Which lines hold the word "Convert"? Copy each one.

> **Material for the task**
## Start

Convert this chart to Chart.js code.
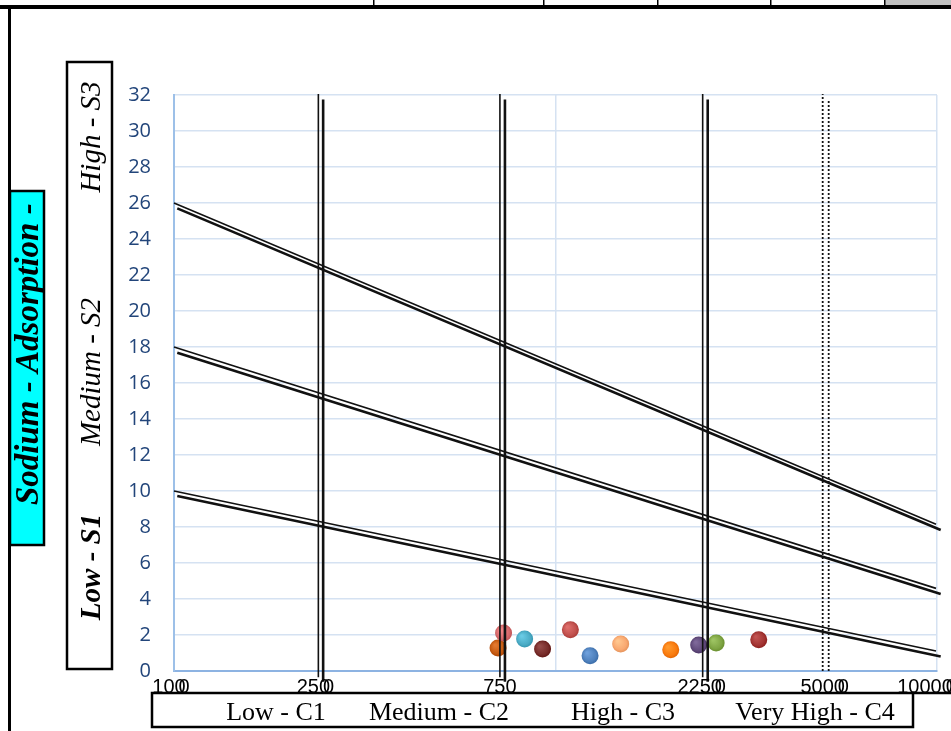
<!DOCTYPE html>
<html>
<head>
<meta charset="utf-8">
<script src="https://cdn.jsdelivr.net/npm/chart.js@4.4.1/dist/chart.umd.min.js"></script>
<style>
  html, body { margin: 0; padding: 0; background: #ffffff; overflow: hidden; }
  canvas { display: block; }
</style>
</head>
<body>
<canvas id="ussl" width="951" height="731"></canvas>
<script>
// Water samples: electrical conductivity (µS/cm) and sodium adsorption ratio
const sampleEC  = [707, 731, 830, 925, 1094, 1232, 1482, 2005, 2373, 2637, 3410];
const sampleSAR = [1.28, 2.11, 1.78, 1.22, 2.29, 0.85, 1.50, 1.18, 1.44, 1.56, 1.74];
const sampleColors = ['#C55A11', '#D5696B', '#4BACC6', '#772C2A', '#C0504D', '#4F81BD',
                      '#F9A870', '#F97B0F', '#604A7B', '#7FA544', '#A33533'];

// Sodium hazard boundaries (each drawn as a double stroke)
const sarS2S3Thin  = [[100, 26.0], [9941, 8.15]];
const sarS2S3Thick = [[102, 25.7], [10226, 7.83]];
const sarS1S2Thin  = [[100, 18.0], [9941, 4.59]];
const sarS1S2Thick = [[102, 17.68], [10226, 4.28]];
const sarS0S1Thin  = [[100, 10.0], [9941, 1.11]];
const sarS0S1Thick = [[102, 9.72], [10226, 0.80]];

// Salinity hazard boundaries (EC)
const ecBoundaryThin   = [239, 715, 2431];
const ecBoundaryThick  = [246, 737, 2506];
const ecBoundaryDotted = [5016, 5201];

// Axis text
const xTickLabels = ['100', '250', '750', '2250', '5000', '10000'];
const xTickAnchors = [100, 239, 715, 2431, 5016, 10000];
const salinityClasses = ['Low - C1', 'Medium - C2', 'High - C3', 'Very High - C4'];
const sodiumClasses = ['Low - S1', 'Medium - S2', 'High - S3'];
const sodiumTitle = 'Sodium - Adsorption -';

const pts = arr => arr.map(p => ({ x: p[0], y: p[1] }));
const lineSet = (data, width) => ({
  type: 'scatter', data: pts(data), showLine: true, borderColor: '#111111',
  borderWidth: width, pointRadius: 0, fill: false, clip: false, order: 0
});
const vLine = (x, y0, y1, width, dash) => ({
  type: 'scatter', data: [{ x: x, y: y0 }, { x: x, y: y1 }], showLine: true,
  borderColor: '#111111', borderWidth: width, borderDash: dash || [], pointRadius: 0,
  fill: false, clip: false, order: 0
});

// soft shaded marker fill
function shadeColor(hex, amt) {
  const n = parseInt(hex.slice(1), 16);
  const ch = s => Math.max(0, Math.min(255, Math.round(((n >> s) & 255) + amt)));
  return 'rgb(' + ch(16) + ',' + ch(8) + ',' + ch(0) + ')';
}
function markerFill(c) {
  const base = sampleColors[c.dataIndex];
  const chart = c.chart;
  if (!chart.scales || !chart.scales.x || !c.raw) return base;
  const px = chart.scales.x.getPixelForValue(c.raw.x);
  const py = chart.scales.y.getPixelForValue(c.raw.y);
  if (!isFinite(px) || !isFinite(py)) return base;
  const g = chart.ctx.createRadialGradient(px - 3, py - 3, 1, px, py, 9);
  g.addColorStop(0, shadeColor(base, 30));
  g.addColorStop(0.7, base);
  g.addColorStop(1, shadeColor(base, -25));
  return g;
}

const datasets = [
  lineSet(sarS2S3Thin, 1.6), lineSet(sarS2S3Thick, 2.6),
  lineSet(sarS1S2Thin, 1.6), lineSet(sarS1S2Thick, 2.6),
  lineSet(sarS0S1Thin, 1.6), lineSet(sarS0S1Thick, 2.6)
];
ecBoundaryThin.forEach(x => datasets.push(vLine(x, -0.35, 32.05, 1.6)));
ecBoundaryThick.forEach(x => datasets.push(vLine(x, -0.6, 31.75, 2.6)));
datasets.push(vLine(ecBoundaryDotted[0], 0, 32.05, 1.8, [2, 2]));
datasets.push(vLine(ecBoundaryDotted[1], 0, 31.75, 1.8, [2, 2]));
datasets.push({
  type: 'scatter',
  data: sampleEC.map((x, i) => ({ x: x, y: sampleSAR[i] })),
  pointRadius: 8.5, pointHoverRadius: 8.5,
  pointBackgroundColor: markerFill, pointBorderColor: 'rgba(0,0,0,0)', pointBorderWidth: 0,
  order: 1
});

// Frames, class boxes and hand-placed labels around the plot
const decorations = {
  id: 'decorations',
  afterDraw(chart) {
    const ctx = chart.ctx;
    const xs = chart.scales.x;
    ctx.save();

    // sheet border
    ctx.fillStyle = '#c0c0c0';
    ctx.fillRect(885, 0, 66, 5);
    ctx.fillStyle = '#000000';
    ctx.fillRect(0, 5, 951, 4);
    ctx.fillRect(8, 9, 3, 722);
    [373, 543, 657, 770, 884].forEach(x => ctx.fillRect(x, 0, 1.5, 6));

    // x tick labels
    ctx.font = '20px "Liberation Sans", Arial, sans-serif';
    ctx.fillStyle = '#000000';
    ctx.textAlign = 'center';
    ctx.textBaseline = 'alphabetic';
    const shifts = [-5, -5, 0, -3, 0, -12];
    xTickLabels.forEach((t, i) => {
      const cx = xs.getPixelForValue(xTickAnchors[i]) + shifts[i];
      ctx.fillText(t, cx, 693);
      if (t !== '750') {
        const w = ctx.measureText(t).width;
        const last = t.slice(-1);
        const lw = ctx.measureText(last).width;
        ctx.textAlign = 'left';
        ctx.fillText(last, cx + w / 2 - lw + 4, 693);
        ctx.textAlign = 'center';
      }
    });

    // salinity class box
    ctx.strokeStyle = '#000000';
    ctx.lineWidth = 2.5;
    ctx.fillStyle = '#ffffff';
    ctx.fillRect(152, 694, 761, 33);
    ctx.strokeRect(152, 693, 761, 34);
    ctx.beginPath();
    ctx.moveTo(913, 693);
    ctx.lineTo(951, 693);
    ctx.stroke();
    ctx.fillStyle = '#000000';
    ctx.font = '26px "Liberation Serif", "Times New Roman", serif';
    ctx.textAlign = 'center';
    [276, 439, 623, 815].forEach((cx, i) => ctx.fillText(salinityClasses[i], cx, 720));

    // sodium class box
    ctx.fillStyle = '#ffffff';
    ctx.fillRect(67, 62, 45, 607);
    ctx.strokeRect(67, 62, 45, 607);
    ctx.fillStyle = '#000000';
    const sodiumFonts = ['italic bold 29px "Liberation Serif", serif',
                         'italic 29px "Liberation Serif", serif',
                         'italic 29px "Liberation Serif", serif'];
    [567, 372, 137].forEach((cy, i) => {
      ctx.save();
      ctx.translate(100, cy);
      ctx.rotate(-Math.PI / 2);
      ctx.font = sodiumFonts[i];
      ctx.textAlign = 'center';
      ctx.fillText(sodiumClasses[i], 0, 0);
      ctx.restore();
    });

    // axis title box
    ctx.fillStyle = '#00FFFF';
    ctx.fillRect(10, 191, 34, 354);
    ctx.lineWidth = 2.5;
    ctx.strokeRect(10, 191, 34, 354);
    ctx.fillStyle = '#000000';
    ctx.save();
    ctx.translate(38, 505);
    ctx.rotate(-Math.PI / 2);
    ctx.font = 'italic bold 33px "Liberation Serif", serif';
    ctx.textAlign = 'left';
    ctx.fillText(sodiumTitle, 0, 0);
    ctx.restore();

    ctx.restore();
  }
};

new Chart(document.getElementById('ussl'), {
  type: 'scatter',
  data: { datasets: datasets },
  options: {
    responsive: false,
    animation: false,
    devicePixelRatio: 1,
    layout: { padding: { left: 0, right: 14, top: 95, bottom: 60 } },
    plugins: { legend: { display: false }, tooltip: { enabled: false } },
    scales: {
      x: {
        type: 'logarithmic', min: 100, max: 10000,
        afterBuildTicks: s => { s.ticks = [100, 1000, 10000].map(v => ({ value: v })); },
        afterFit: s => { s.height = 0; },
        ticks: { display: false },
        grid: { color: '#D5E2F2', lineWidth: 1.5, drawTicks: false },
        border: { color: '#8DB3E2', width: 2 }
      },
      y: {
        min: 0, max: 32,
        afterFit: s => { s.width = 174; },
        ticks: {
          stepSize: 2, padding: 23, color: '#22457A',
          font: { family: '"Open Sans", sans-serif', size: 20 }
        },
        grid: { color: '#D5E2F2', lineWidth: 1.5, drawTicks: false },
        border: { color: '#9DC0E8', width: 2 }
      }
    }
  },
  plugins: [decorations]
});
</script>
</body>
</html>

## End
## Start

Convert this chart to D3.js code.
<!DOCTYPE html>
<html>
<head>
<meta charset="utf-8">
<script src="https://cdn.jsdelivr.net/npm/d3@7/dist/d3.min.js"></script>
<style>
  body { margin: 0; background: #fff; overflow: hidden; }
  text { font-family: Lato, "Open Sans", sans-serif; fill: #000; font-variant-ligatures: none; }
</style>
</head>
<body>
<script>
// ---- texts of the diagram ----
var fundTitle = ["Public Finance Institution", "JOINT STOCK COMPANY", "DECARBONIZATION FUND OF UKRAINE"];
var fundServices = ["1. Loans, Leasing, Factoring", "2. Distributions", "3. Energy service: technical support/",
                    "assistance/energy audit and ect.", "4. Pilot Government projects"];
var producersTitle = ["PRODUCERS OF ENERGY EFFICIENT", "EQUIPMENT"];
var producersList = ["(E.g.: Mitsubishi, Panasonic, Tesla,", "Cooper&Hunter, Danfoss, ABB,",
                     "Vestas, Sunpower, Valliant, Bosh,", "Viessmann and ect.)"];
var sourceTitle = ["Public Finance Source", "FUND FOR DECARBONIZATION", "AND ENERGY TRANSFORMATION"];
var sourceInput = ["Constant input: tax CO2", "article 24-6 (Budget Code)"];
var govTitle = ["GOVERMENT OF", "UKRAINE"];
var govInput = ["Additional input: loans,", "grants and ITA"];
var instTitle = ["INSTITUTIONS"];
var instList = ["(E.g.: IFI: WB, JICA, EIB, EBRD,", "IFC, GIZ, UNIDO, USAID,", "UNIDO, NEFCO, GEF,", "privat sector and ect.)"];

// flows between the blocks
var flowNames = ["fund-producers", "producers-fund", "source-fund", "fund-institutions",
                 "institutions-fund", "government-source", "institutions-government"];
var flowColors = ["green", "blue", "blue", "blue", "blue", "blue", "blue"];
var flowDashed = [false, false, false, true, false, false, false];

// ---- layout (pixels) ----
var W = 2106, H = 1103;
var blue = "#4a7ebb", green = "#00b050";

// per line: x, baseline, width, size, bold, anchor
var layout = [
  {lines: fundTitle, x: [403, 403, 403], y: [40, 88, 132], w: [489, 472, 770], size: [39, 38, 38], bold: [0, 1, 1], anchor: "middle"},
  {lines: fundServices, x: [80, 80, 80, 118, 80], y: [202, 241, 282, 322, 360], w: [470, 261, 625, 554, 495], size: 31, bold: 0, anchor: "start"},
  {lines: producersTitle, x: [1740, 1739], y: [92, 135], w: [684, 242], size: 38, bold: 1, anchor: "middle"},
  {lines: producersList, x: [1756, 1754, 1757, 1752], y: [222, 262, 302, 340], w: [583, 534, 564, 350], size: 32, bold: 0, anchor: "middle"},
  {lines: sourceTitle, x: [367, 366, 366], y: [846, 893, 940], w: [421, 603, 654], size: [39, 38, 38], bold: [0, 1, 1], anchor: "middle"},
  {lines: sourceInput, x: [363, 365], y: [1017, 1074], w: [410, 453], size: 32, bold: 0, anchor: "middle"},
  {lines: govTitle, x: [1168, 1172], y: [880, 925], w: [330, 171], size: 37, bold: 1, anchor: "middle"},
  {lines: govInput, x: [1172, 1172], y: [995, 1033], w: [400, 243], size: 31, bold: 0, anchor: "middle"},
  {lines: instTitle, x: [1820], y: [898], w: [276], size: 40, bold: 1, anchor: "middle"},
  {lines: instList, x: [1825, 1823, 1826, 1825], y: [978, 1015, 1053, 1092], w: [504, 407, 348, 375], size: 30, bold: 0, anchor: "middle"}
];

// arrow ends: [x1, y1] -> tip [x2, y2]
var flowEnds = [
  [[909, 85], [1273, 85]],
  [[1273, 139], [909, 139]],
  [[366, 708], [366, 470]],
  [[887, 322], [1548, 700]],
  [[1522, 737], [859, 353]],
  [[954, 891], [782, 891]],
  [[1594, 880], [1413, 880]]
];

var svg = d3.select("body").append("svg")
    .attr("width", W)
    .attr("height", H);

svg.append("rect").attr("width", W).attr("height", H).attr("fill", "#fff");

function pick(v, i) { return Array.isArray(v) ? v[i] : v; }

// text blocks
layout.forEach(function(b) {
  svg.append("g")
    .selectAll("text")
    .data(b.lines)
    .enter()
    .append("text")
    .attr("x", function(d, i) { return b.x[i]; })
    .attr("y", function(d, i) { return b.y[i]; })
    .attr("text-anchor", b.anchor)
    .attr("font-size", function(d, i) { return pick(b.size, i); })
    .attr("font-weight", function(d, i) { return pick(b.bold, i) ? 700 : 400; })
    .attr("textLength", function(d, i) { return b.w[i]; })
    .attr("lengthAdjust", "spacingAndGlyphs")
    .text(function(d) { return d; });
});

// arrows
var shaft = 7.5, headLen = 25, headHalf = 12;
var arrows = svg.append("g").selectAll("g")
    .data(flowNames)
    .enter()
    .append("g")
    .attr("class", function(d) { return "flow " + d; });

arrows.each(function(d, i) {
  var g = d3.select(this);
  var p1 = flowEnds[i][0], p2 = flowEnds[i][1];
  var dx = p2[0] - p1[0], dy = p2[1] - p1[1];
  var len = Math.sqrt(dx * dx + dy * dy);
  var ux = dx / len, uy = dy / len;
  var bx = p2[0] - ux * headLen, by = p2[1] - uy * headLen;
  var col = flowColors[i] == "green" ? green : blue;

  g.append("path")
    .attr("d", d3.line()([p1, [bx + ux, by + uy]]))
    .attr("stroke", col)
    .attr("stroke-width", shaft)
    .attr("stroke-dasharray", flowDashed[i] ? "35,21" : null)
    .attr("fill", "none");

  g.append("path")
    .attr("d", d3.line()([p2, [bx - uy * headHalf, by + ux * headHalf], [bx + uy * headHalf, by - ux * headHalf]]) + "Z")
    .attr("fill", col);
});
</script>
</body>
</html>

## End
## Start

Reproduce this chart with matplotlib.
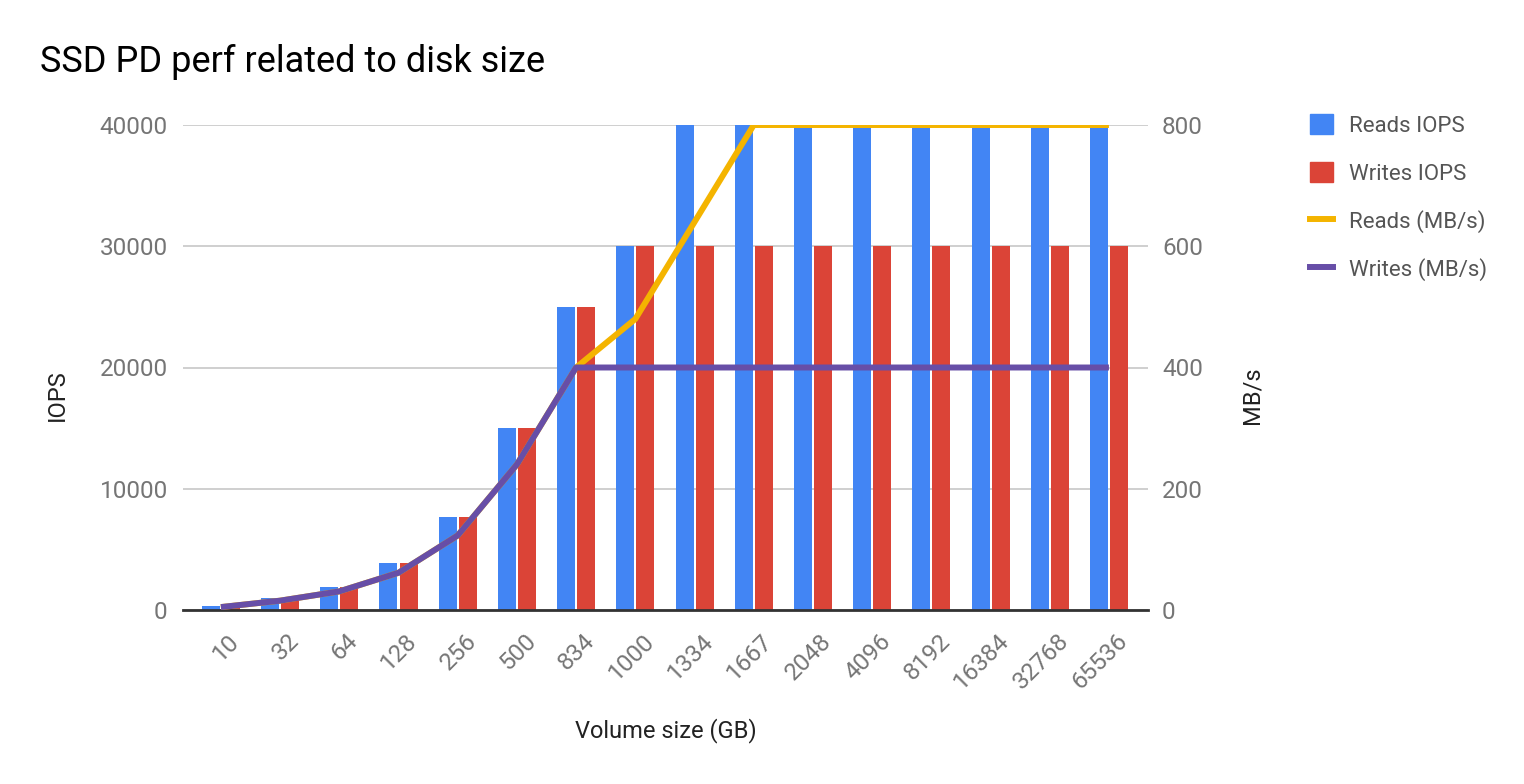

## End

> **Solution for this problem**
Convert this chart to Chart.js code.
Convert this chart to D3.js code.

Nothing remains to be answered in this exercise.